The Purpose Driven Life(7)
DAY THREE
THINKING ABOUT MY PURPOSE
Point to Ponder: Living on purpose is the path to peace.
Verse to Remember: “You, LORD, give perfect peace to those who keep their purpose firm and put their trust in you.” Isaiah 26:3 (TEV)
Question to Consider: What would my family and friends say is the driving force of my life? What do I want it to be?
4
Made to Last Forever
God has…planted eternity in the human heart.
Ecclesiastes 3:11 (NLT)
Surely God would not have created such a being as man to exist only for a day! No, no, man was made for immortality.
Abraham Lincoln
This life is not all there is.
Life on earth is just the dress rehearsal before the real production. You will spend far more time on the other side of death—in eternity—than you will here. Earth is the staging area, the preschool, the tryout for your life in eternity. It is the practice workout before the actual game; the warm-up lap before the race begins. This life is preparation for the next.
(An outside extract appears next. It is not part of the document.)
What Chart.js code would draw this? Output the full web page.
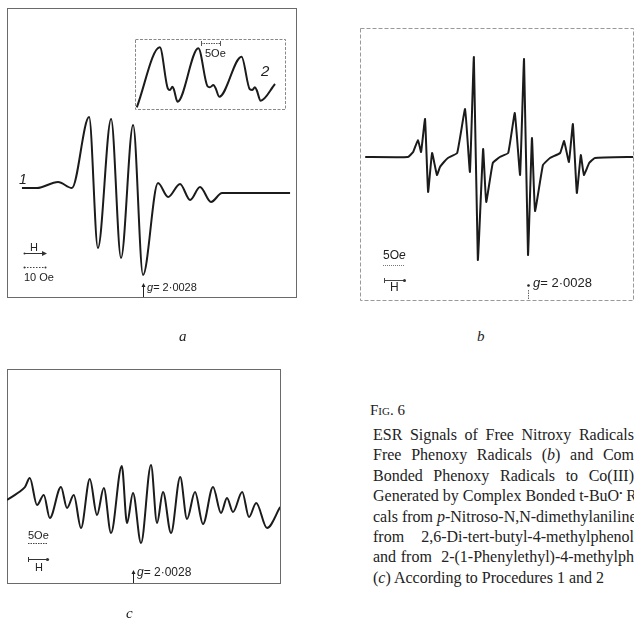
<!DOCTYPE html>
<html>
<head>
<meta charset="utf-8">
<script src="https://cdn.jsdelivr.net/npm/chart.js@4"></script>
<style>
  body { margin: 0; width: 634px; height: 621px; overflow: hidden; background: #fff; position: relative; }
  canvas, svg, .t { position: absolute; }
  .t { font-family: "Liberation Sans", Arial, sans-serif; color: #222; white-space: nowrap; line-height: 14px; }
  .lbl { font-family: "Liberation Serif", serif; font-style: italic; font-size: 15px; color: #222; position: absolute; }
  .cap { position: absolute; left: 373px; width: 261px; font-family: "Liberation Serif", "Times New Roman", serif;
         font-size: 16px; line-height: 20px; color: #222; text-align: justify; text-align-last: justify; white-space: nowrap; }
</style>
</head>
<body>
<svg width="634" height="621" id="deco"></svg>
<canvas id="chartA" width="289" height="289" style="left:7px;top:8px"></canvas>
<canvas id="chartInset" width="150" height="70" style="left:135px;top:39px"></canvas>
<canvas id="chartB" width="274" height="272" style="left:360px;top:28px"></canvas>
<canvas id="chartC" width="273" height="214" style="left:7px;top:369px"></canvas>

<!-- panel a texts -->
<div class="t" style="left:19px;top:172px;font-size:14px;font-style:italic">1</div>
<div class="t" style="left:261px;top:64px;font-size:15px;font-style:italic">2</div>
<div class="t" style="left:205px;top:46px;font-size:11px">5Oe</div>
<div class="t" style="left:30px;top:240px;font-size:11px">H</div>
<div class="t" style="left:24px;top:270px;font-size:11px">10 Oe</div>
<div class="t" style="left:147px;top:280px;font-size:11px"><i>g</i>= 2·0028</div>

<!-- panel b texts -->
<div class="t" style="left:383px;top:248px;font-size:12px">5O<i>e</i></div>
<div class="t" style="left:390px;top:280px;font-size:12px">H</div>
<div class="t" style="left:533px;top:276px;font-size:13px"><i>g</i>= 2·0028</div>

<!-- panel c texts -->
<div class="t" style="left:28px;top:528px;font-size:11px">5Oe</div>
<div class="t" style="left:35px;top:560px;font-size:11px">H</div>
<div class="t" style="left:137px;top:565px;font-size:12px"><i>g</i>= 2·0028</div>

<div class="lbl" style="left:179px;top:328px">a</div>
<div class="lbl" style="left:477px;top:328px">b</div>
<div class="lbl" style="left:126px;top:605px">c</div>

<!-- caption -->
<div class="cap" style="top:400px;left:370px;text-align:left;text-align-last:left;font-size:15px">F<span style="font-variant:small-caps">ig</span>. 6</div>
<div class="cap" style="top:425px">ESR Signals of Free Nitroxy Radicals</div>
<div class="cap" style="top:445px">Free Phenoxy Radicals (<i>b</i>) and Com</div>
<div class="cap" style="top:466px">Bonded Phenoxy Radicals to Co(III)</div>
<div class="cap" style="top:486px">Generated by Complex Bonded t-BuO<span style="position:relative;top:-5px;font-size:9px">•</span> R</div>
<div class="cap" style="top:507px">cals from <i>p</i>-Nitroso-N,N-dimethylaniline</div>
<div class="cap" style="top:527px">from&nbsp; 2,6-Di-tert-butyl-4-methylphenol</div>
<div class="cap" style="top:547px">and from&nbsp; 2-(1-Phenylethyl)-4-methylph</div>
<div class="cap" style="top:568px;text-align:left;text-align-last:left">(<i>c</i>) According to Procedures 1 and 2</div>

<script>
// spectrum a (curve 1): field in Oe relative to g = 2.0028, signal in arbitrary units
const aField = [-55.0, -48.2, -38.6, -32.3, -24.5, -20.5, -14.5, -10.0, -4.5, 0, 6.8, 11.4, 16.8, 21.4, 25.9, 30.9, 35.9, 66.8];
const aSignal = [2, 2, 8, 2, 73, -58, 71, -68, 65, -85, 7, -7, 6, -10, 3, -12, -3, -3];

// inset (curve 2)
const insetField = [0.5, 6.9, 9.1, 9.7, 10.4, 10.8, 11.8, 17.6, 20.1, 20.8, 21.8, 22.4, 23.4, 29.6, 31.9, 32.6, 33.3, 33.8, 34.9, 38.9];
const insetSignal = [1.7, 61.7, 20.7, 19, 22.3, 19.7, 7.3, 60.7, 23, 21.7, 24, 20.7, 12.3, 52.3, 19.7, 19, 21.7, 19, 8.3, 25];

// spectrum b
const bField = [-37.0, -27.3, -26.1, -25.0, -24.3, -23.4, -22.7, -21.8, -20.7, -20.0, -19.1, -18.2, -16.1, -14.3, -13.2, -12.3, -11.4, -10.2, -9.5, -8.0, -6.4, -4.5,
  -3.0, -1.8, -0.9, 0.0, 0.9, 1.6, 3.4, 5.0, 7.3, 8.2, 9.3, 10.2, 11.1, 12.0, 12.7, 13.9, 15.2, 23.9];
const bSignal = [0, 0, 5, 17, 5, 38, -35, 4, -18, -10, -5, -1, 4, 48, -15, 100, -103, 8, -45, -6, 0, 4,
  44, -18, 98, -98, 19, -54, -8, -1, 4, 16, -5, 33, -36, 2, -18, -6, -1, 0];

// spectrum c
const cField = [-31.5, -27.8, -27.0, -25.8, -24.0, -22.3, -20.8, -18.0, -16.5, -14.8, -13.0, -10.8, -9.0, -7.3, -5.5, -2.8, -1.5, 0.0, 2.0, 4.5,
  6.0, 7.5, 9.5, 11.8, 13.5, 15.5, 17.5, 20.0, 22.0, 23.5, 25.0, 27.3, 29.0, 30.8, 33.5, 36.8];
const cSignal = [5, 15, 18, 27, 0, 10, -13, 18, -3, 10, -23, 26, -10, 17, -28, 39, -18, 12, -38, 40,
  -18, 13, -28, 28, -14, 13, -19, 18, -8, 7, -7, 13, -12, 2, -23, -2];

function toPoints(xs, ys) {
  return xs.map((x, i) => ({ x: x, y: ys[i] }));
}

function makeSpectrum(id, xs, ys, xMin, xMax, yMin, yMax, smooth) {
  const ctx = document.getElementById(id).getContext('2d');
  return new Chart(ctx, {
    type: 'line',
    data: {
      datasets: [{
        data: toPoints(xs, ys),
        borderColor: '#1b1b1b',
        borderWidth: 2,
        pointRadius: 0,
        fill: false,
        clip: false,
        tension: smooth ? 0 : 0.1,
        cubicInterpolationMode: smooth ? 'monotone' : 'default'
      }]
    },
    options: {
      responsive: false,
      animation: false,
      layout: { padding: 0 },
      plugins: { legend: { display: false }, tooltip: { enabled: false } },
      scales: {
        x: { type: 'linear', display: false, min: xMin, max: xMax },
        y: { type: 'linear', display: false, min: yMin, max: yMax }
      }
    }
  });
}

makeSpectrum('chartA', aField, aSignal, -61.8, 69.5, -107, 182, true);
makeSpectrum('chartInset', insetField, insetSignal, 0, 41.67, 0, 70, true);
makeSpectrum('chartB', bField, bSignal, -38.18, 24.09, -143, 129, false);
makeSpectrum('chartC', cField, cSignal, -31.5, 36.75, -78, 136, true);

// frames, scale bars and g markers
const svg = document.getElementById('deco');
svg.innerHTML = `
  <rect x="7.5" y="8.5" width="289" height="289" fill="none" stroke="#6a6a6a" stroke-width="1"/>
  <rect x="135.5" y="39.5" width="150" height="70" fill="none" stroke="#888" stroke-width="1" stroke-dasharray="3 1.5"/>
  <rect x="360.5" y="28.5" width="273" height="272" fill="none" stroke="#999" stroke-width="1" stroke-dasharray="4 2"/>
  <rect x="7.5" y="369.5" width="273" height="214" fill="none" stroke="#6a6a6a" stroke-width="1"/>

  <line x1="201" y1="43.5" x2="220" y2="43.5" stroke="#555" stroke-dasharray="1.5 1"/>
  <line x1="201.5" y1="41" x2="201.5" y2="46" stroke="#555"/>
  <line x1="220.5" y1="41" x2="220.5" y2="46" stroke="#555"/>

  <line x1="24" y1="253.5" x2="44" y2="253.5" stroke="#333"/>
  <polygon points="47,253.5 42,251 42,256" fill="#333"/>
  <circle cx="24.5" cy="253.5" r="1" fill="#333"/>
  <line x1="24" y1="267.5" x2="46" y2="267.5" stroke="#444" stroke-dasharray="1.5 1.5"/>
  <circle cx="24.5" cy="267.5" r="1" fill="#333"/>
  <circle cx="45.5" cy="267.5" r="1" fill="#333"/>
  <line x1="143.5" y1="286" x2="143.5" y2="297" stroke="#222"/>
  <polygon points="143.5,283 141.5,287 145.5,287" fill="#222"/>

  <line x1="383" y1="265.5" x2="405" y2="265.5" stroke="#777" stroke-dasharray="1 1"/>
  <line x1="384" y1="280.5" x2="404" y2="280.5" stroke="#444"/>
  <line x1="384.5" y1="278" x2="384.5" y2="283" stroke="#444"/>
  <circle cx="404.5" cy="280.5" r="1.5" fill="#333"/>
  <circle cx="528.5" cy="285.5" r="1.3" fill="#222"/>
  <line x1="528.5" y1="290" x2="528.5" y2="300" stroke="#666" stroke-dasharray="1.5 1"/>

  <line x1="28" y1="543.5" x2="48" y2="543.5" stroke="#444" stroke-dasharray="1.5 1"/>
  <line x1="28" y1="559.5" x2="46" y2="559.5" stroke="#333"/>
  <line x1="28.5" y1="557" x2="28.5" y2="562" stroke="#333"/>
  <circle cx="47.5" cy="559.5" r="1.6" fill="#333"/>
  <line x1="133.5" y1="573" x2="133.5" y2="583" stroke="#222"/>
  <polygon points="133.5,570 131.5,574 135.5,574" fill="#222"/>
`;
</script>
</body>
</html>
At most, you will live a hundred years on earth, but you will spend forever in eternity. Your time on earth is, as Sir Thomas Browne said, “but a small parenthesis in eternity.” You were made to last forever.
The Bible says, “God has…planted eternity in the human heart.”1 You have an inborn instinct that longs for immortality. This is because God designed you, in his image, to live for eternity. Even though we know everyone eventually dies, death always seems unnatural and unfair. The reason we feel we should live forever is that God wired our brains with that desire!
One day your heart will stop beating. That will be the end of your body and your time on earth, but it will not be the end of you. Your earthly body is just a temporary residence for your spirit. The Bible calls your earthly body a “tent,” but refers to your future body as a “house.” The Bible says, “When this tent we live in—our body here on earth—is torn down, God will have a house in heaven for us to live in, a home he himself has made, which will last forever.”2
While life on earth offers many choices, eternity offers only two: heaven or hell. Your relationship to God on earth will determine your relationship to him in eternity. If you learn to love and trust God’s Son, Jesus, you will be invited to spend the rest of eternity with him. On the other hand, if you reject his love, forgiveness, and salvation, you will spend eternity apart from God forever.
C. S. Lewis said, “There are two kinds of people: those who say to God ‘Thy will be done’ and those to whom God says, ‘All right then, have it your way.’” Tragically, many people will have to endure eternity without God because they chose to live without him here on earth.
This life is preparation for the next.
When you fully comprehend that there is more to life than just here and now, and you realize that life is just preparation for eternity, you will begin to live differently. You will start living in light of eternity, and that will color how you handle every relationship, task, and circumstance. Suddenly many activities, goals, and even problems that seemed so important will appear trivial, petty, and unworthy of your attention. The closer you live to God, the smaller everything else appears.
When you live in light of eternity, your values change. You use your time and money more wisely. You place a higher premium on relationships and character instead of fame or wealth or achievements or even fun. Your priorities are reordered. Keeping up with trends, fashions, and popular values just doesn’t matter as much anymore. Paul said, “I once thought all these things were so very important, but now I consider them worthless because of what Christ has done.”3
When you live in light of eternity, your values change.
If your time on earth were all there is to your life, I would suggest you start living it up immediately. You could forget being good and ethical, and you wouldn’t have to worry about any consequences of your actions. You could indulge yourself in total self-centeredness because your actions would have no long-term repercussions. But—and this makes all the difference—death is not the end of you! Death is not your termination, but your transition into eternity, so there are eternal consequences to everything you do on earth. Every act of our lives strikes some chord that will vibrate in eternity.
The most damaging aspect of contemporary living is short-term thinking. To make the most of your life, you must keep the vision of eternity continually in your mind and the value of it in your heart. There’s far more to life than just here and now! Today is the visible tip of the iceberg. Eternity is all the rest you don’t see underneath the surface.